Saif al-Adel, a top al-Qaeda strategist and senior military leader, has been tapped as “caretaker” chief of the group.

By Eric Sande

A former Egyptian Special Forces officer turned al-Qaeda militant has been chosen to head Osama bin Laden’s terror network temporarily until the slain leader’s successor is officially named.

Saif al-Adel, is said to be a longtime associate of Osama bin Laden. He is a veteran of the jihad against Soviet forces in Afghanistan, and has a reputation as a skilled operational planner and pragmatic commander.

“Al-Qaeda’s interim leader is Saif al-Adel, who has long played a prominent role in the group,” CNN said citing Noman Benotman, who has known the al-Qaeda leadership for more than two decades.

One of the lesser-known stories about his past involves his unofficial role as “caretaker” for the Khadr family.

Egyptian-born Canadian Ahmed Said Khadr was associated with al-Adel and many of Al Qaeda’s Egyptian commanders in the late 1980s and 1990s, when he lived with his family in Afghanistan and Pakistan.

News of al-Adel’s appointment as an interim leader was uncovered Tuesday by Noman Benotman, a former Libyan fighter aligned with Al Qaeda, now working at London’s counter-extremism think tank, the Quilliam Foundation.

Bin Laden’s long-time deputy Ayman al-Zawahiri, another Egyptian, is considered to be his presumed successor. Benotman said the appointment of Adel on a temporary basis may be a way for the group to gauge reaction to having someone outside the Muslim holy region of the Arabian Peninsula at the helm.
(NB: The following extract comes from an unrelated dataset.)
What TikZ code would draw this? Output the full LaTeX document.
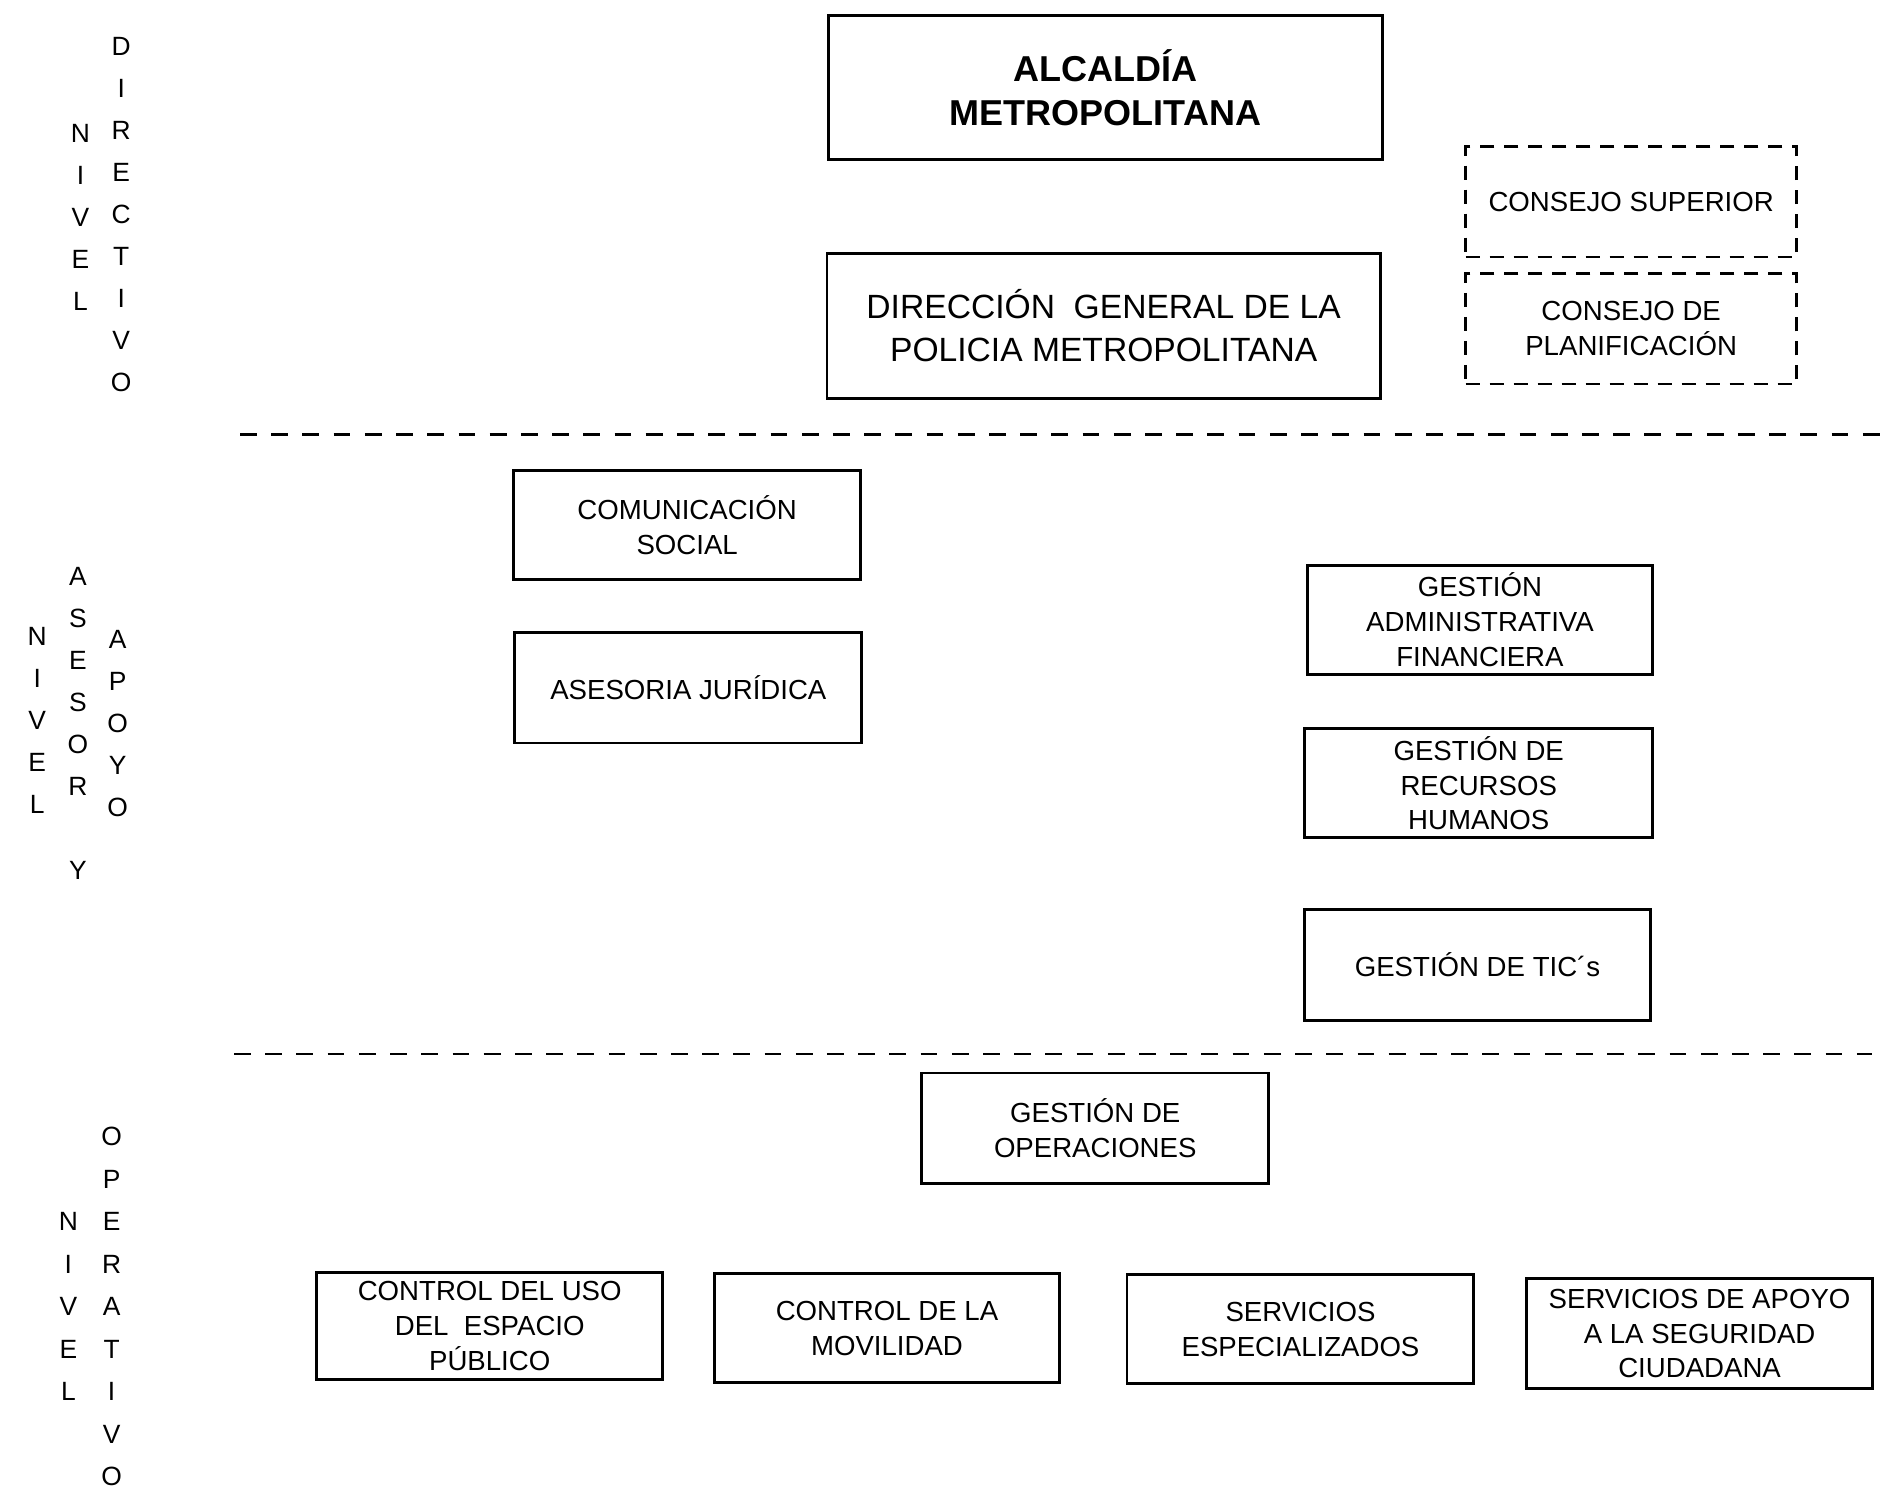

Author Lawrence Wright in describing Al Qaeda’s roots in his book Looming Tower, said al-Adel travelled with bin Laden from Sudan to Afghanistan in 1996. “Saif al Adel, later to become al Qaeda’s military chief, sat in the co-pilot’s seat holding a map so he could direct the Russian pilot, who didn’t speak Arabic and whom they didn’t trust,” Wright wrote.